— Start —

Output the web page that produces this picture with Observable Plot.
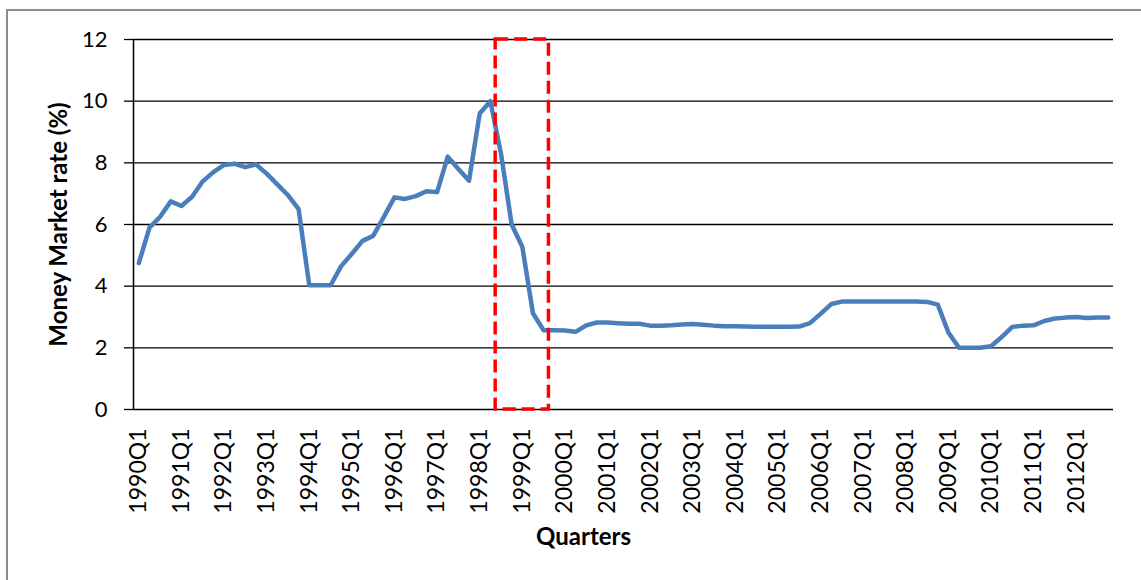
<!DOCTYPE html>
<html>
<head>
<meta charset="utf-8">
<script src="https://cdn.jsdelivr.net/npm/d3@7"></script>
<script src="https://cdn.jsdelivr.net/npm/@observablehq/plot@0.6"></script>
<style>
  html, body { margin: 0; padding: 0; background: #fff; overflow: hidden; }
  #wrap { position: relative; width: 1141px; height: 580px; }
  #frame { position: absolute; left: 6px; top: 9px; width: 1300px; height: 800px;
           border-left: 2px solid #8c8c8c; border-top: 2px solid #8c8c8c; pointer-events: none; }
  #chart { position: absolute; left: 0; top: 0; }
</style>
</head>
<body>
<div id="wrap"><div id="frame"></div><div id="chart"></div></div>
<script>
// ---- data ----
const years = [1990,1991,1992,1993,1994,1995,1996,1997,1998,1999,2000,2001,
               2002,2003,2004,2005,2006,2007,2008,2009,2010,2011,2012];
const quarterNames = ["Q1","Q2","Q3","Q4"];
const rates = [
  4.75, 5.90, 6.25, 6.75,   // 1990
  6.60, 6.90, 7.40, 7.70,   // 1991
  7.93, 7.97, 7.86, 7.95,   // 1992
  7.65, 7.30, 6.95, 6.50,   // 1993
  4.03, 4.03, 4.03, 4.65,   // 1994
  5.05, 5.47, 5.63, 6.25,   // 1995
  6.88, 6.83, 6.92, 7.08,   // 1996
  7.05, 8.20, 7.80, 7.42,   // 1997
  9.60, 10.00, 8.30, 6.00,  // 1998
  5.28, 3.12, 2.57, 2.57,   // 1999
  2.56, 2.52, 2.73, 2.82,   // 2000
  2.82, 2.80, 2.78, 2.78,   // 2001
  2.72, 2.72, 2.73, 2.76,   // 2002
  2.77, 2.75, 2.72, 2.70,   // 2003
  2.70, 2.69, 2.68, 2.68,   // 2004
  2.68, 2.68, 2.69, 2.80,   // 2005
  3.10, 3.42, 3.50, 3.50,   // 2006
  3.50, 3.50, 3.50, 3.50,   // 2007
  3.50, 3.50, 3.49, 3.40,   // 2008
  2.50, 2.00, 2.00, 2.00,   // 2009
  2.05, 2.35, 2.68, 2.72,   // 2010
  2.73, 2.87, 2.95, 2.98,   // 2011
  3.00, 2.97, 2.98, 2.98    // 2012
];
const tickLabels = ["1990Q1","1991Q1","1992Q1","1993Q1","1994Q1","1995Q1","1996Q1",
  "1997Q1","1998Q1","1999Q1","2000Q1","2001Q1","2002Q1","2003Q1","2004Q1","2005Q1",
  "2006Q1","2007Q1","2008Q1","2009Q1","2010Q1","2011Q1","2012Q1"];
const yTicks = [0, 2, 4, 6, 8, 10, 12];
const highlightStart = "1998Q3";
const highlightEnd = "1999Q3";

// ---- derived tables ----
const quarters = years.flatMap(y => quarterNames.map(q => `${y}${q}`));
const series = rates.map((v, i) => ({i, q: quarters[i], v}));
const tickIdx = tickLabels.map(t => quarters.indexOf(t));
const box = [{x1: quarters.indexOf(highlightStart) - 0.5, x2: quarters.indexOf(highlightEnd) + 0.5}];

const chart = Plot.plot({
  width: 1141,
  height: 580,
  marginLeft: 133,
  marginRight: 28,
  marginTop: 39,
  marginBottom: 171,
  style: {fontFamily: "Lato, 'Open Sans', sans-serif", color: "#000", background: "transparent"},
  x: {type: "linear", domain: [-0.5, quarters.length - 0.5], axis: null},
  y: {domain: [0, 12], axis: null},
  marks: [
    Plot.gridY(yTicks, {stroke: "#000", strokeOpacity: 1, strokeWidth: 1.3}),
    Plot.axisY(yTicks, {tickSize: 9, tickPadding: 17, fontSize: 22, stroke: "#000", strokeWidth: 1.3, label: null}),
    Plot.ruleX([-0.5], {y1: 0, y2: 12, stroke: "#000", strokeWidth: 1.5}),
    Plot.axisX(tickIdx, {tickFormat: i => quarters[i], tickRotate: -90, tickSize: 0, tickPadding: 19, fontSize: 23, label: null}),
    Plot.line(series, {x: "i", y: "v", stroke: "#4a7ebb", strokeWidth: 4.5, strokeLinejoin: "round", strokeLinecap: "round"}),
    Plot.rect(box, {x1: "x1", x2: "x2", y1: 0, y2: 12, fill: "none", stroke: "#ff0000", strokeWidth: 3.5, strokeDasharray: "13,6"}),
    Plot.text(["Quarters"], {frameAnchor: "bottom", textAnchor: "middle", lineAnchor: "middle", dx: -40, dy: 128, fontSize: 24, fontWeight: "bold", fill: "#000"}),
    Plot.text(["Money Market rate (%)"], {frameAnchor: "left", textAnchor: "middle", lineAnchor: "middle", rotate: -90, dx: -74, fontSize: 24, fontWeight: "bold", fill: "#000"})
  ]
});
document.getElementById("chart").appendChild(chart);
</script>
</body>
</html>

— End —

(WHAT YOU SHOULD DO) Omit the pictures, and quote the material above exactly as given.

(OUTPUT FOR THIS TASK)
Output the web page that produces this picture with Observable Plot.
<!DOCTYPE html>
<html>
<head>
<meta charset="utf-8">
<script src="https://cdn.jsdelivr.net/npm/d3@7"></script>
<script src="https://cdn.jsdelivr.net/npm/@observablehq/plot@0.6"></script>
<style>
  html, body { margin: 0; padding: 0; background: #fff; overflow: hidden; }
  #wrap { position: relative; width: 1141px; height: 580px; }
  #frame { position: absolute; left: 6px; top: 9px; width: 1300px; height: 800px;
           border-left: 2px solid #8c8c8c; border-top: 2px solid #8c8c8c; pointer-events: none; }
  #chart { position: absolute; left: 0; top: 0; }
</style>
</head>
<body>
<div id="wrap"><div id="frame"></div><div id="chart"></div></div>
<script>
// ---- data ----
const years = [1990,1991,1992,1993,1994,1995,1996,1997,1998,1999,2000,2001,
               2002,2003,2004,2005,2006,2007,2008,2009,2010,2011,2012];
const quarterNames = ["Q1","Q2","Q3","Q4"];
const rates = [
  4.75, 5.90, 6.25, 6.75,   // 1990
  6.60, 6.90, 7.40, 7.70,   // 1991
  7.93, 7.97, 7.86, 7.95,   // 1992
  7.65, 7.30, 6.95, 6.50,   // 1993
  4.03, 4.03, 4.03, 4.65,   // 1994
  5.05, 5.47, 5.63, 6.25,   // 1995
  6.88, 6.83, 6.92, 7.08,   // 1996
  7.05, 8.20, 7.80, 7.42,   // 1997
  9.60, 10.00, 8.30, 6.00,  // 1998
  5.28, 3.12, 2.57, 2.57,   // 1999
  2.56, 2.52, 2.73, 2.82,   // 2000
  2.82, 2.80, 2.78, 2.78,   // 2001
  2.72, 2.72, 2.73, 2.76,   // 2002
  2.77, 2.75, 2.72, 2.70,   // 2003
  2.70, 2.69, 2.68, 2.68,   // 2004
  2.68, 2.68, 2.69, 2.80,   // 2005
  3.10, 3.42, 3.50, 3.50,   // 2006
  3.50, 3.50, 3.50, 3.50,   // 2007
  3.50, 3.50, 3.49, 3.40,   // 2008
  2.50, 2.00, 2.00, 2.00,   // 2009
  2.05, 2.35, 2.68, 2.72,   // 2010
  2.73, 2.87, 2.95, 2.98,   // 2011
  3.00, 2.97, 2.98, 2.98    // 2012
];
const tickLabels = ["1990Q1","1991Q1","1992Q1","1993Q1","1994Q1","1995Q1","1996Q1",
  "1997Q1","1998Q1","1999Q1","2000Q1","2001Q1","2002Q1","2003Q1","2004Q1","2005Q1",
  "2006Q1","2007Q1","2008Q1","2009Q1","2010Q1","2011Q1","2012Q1"];
const yTicks = [0, 2, 4, 6, 8, 10, 12];
const highlightStart = "1998Q3";
const highlightEnd = "1999Q3";

// ---- derived tables ----
const quarters = years.flatMap(y => quarterNames.map(q => `${y}${q}`));
const series = rates.map((v, i) => ({i, q: quarters[i], v}));
const tickIdx = tickLabels.map(t => quarters.indexOf(t));
const box = [{x1: quarters.indexOf(highlightStart) - 0.5, x2: quarters.indexOf(highlightEnd) + 0.5}];

const chart = Plot.plot({
  width: 1141,
  height: 580,
  marginLeft: 133,
  marginRight: 28,
  marginTop: 39,
  marginBottom: 171,
  style: {fontFamily: "Lato, 'Open Sans', sans-serif", color: "#000", background: "transparent"},
  x: {type: "linear", domain: [-0.5, quarters.length - 0.5], axis: null},
  y: {domain: [0, 12], axis: null},
  marks: [
    Plot.gridY(yTicks, {stroke: "#000", strokeOpacity: 1, strokeWidth: 1.3}),
    Plot.axisY(yTicks, {tickSize: 9, tickPadding: 17, fontSize: 22, stroke: "#000", strokeWidth: 1.3, label: null}),
    Plot.ruleX([-0.5], {y1: 0, y2: 12, stroke: "#000", strokeWidth: 1.5}),
    Plot.axisX(tickIdx, {tickFormat: i => quarters[i], tickRotate: -90, tickSize: 0, tickPadding: 19, fontSize: 23, label: null}),
    Plot.line(series, {x: "i", y: "v", stroke: "#4a7ebb", strokeWidth: 4.5, strokeLinejoin: "round", strokeLinecap: "round"}),
    Plot.rect(box, {x1: "x1", x2: "x2", y1: 0, y2: 12, fill: "none", stroke: "#ff0000", strokeWidth: 3.5, strokeDasharray: "13,6"}),
    Plot.text(["Quarters"], {frameAnchor: "bottom", textAnchor: "middle", lineAnchor: "middle", dx: -40, dy: 128, fontSize: 24, fontWeight: "bold", fill: "#000"}),
    Plot.text(["Money Market rate (%)"], {frameAnchor: "left", textAnchor: "middle", lineAnchor: "middle", rotate: -90, dx: -74, fontSize: 24, fontWeight: "bold", fill: "#000"})
  ]
});
document.getElementById("chart").appendChild(chart);
</script>
</body>
</html>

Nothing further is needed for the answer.